Nonprofit Seeks to Plug Students Into Israel’s High-Tech


A Philly entrepreneur will be the first director of a national organization that aims to plug U.S. college students into Israel’s high-tech economy.

A Philadelphia entrepreneur who has spent extensive periods of time in the Jewish state has been tapped to be the first executive director of a national Washington, D.C.-based organization that aims to plug American college students into Israel’s high-tech economy.

Brett Goldman, 28, is heading up the TAMID Israel Investment Group. “Tamid” means “al­ways” or “eternal” in Hebrew.

He’s the first full-time professional hired by the organization that was founded five years ago by students at the University of Michigan and now has chap­ters on 15 campuses, including the University of Pennsylvania and Lehigh University. TAMID received seed funding from the Charles & Lynn Schusterman Family Foundation and is being supported by the Israel on Campus Coalition.

TAMID arranges for guest speakers — such as Philadelphia-based entrepreneur Wayne Kimmel —to talk with students about the Israeli economy, organizes investment clubs concentrating on Israeli firms and arranges for undergraduate students to spend time in the Jewish state working for start-up companies.

The idea is to help students bolster their own business acumen while at the same time connecting them to the Jewish state.

“It is a great way to do Israel,” said Goldman, explaining that TAMID currently has 40 students — not all of them Jewish — placed in Israel.

To be sure, this is not the first effort to bring wider attention to Israel’s economic sector or put forward the image of Israel as innovator to counter perceptions that it is an aggressor or a nation defined solely by conflict. Web journals such as to books like Start-Up Nation: The Story of Israel’s Economic Miracle have brought attention to Israel’s economy.

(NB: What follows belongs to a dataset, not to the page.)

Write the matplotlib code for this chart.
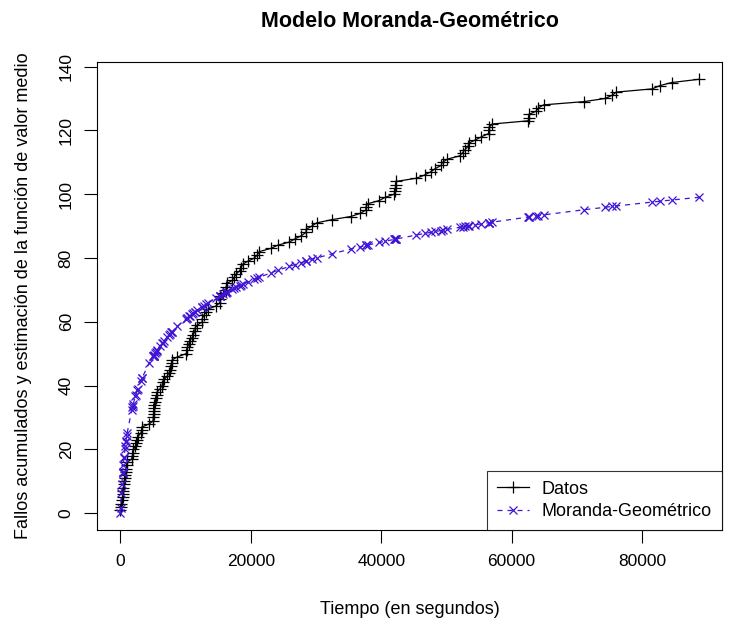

And there’s been initiatives on campus as well, including an annual, student-organized two-week trip for graduate business students at Penn’s Wharton School. But Goldman and others said there wasn’t anything as intensive or sustained until TAMID came along.

Goldman first visited the Jewish state at 19 on a Birthright Israel trip and has since led numerous Birthright trips himself. He later spent several years there completing a master’s degree in government at IDC Herz­aliyah. (He also has a master’s in education from Farleigh Dickinson University in New Jersey.)

In 2011, he co-founded the America-Israel Business Lab. Based at the Navy Yard in South Philadelphia, the venture helps Israel clean-tech firms set up shop in Pennsylvania. Goldman, who recently moved to Washington, D.C., said it was a tough decision to leave his own start-up.

“We have a great thing going in Philly,” he said, adding that the offer to lead TAMID “was a really great opportunity for me. When something like this comes up, you shouldn’t turn it down.”

He hopes to grow the organization and add new chapters.

Several students involved said the group is filling a need on campus.

Michael Lefkoe is an industrial engineering student at Lehigh University, a graduate of Lower Merion High School, who is helping to set up a TAMID chapter there.

“At Lehigh,” he wrote in an email from Ireland, where he is working for the summer, “we have a fairly large pro-Israel community, but rather limited means of being able to support Israel in a consistent manner. So, TAMID will hopefully be playing a big role in filling that need among the pro-Israel students.”

Ron Koren, a Penn State University student from Montgom­ery County, is spending the summer in Israel. He’s working on a TAMID fellowship at a company called Calendo that is developing a smart phone app to help people find local events that match their interests.

“I've found that by participating in TAMID, students gain real-world experience, deeper knowledge of international business, meaningful personal relationships and important connections,” Koren wrote in an email. “As TAMID grows, a personal vision of mine is to see all TAMID members make the fellowship to Israel at some point during their undergraduate years.” 

Kimmel, a board member of the Jewish Federation of Great­er Philadelphia who has invested in Israeli businesses, has mentored several TAMID participants and spoken to the group at his alma mater, the University of Maryland.

It’s not just the students who gain from the fellowship program. The undergraduates who decided to work in Israel, he said, provide Israeli start-ups with a tremendous amount of brain power skills and understanding of the 21st century marketplace.

“Young people today,” said Kimmel, “have knowledge of what’s next and really understand innovation.”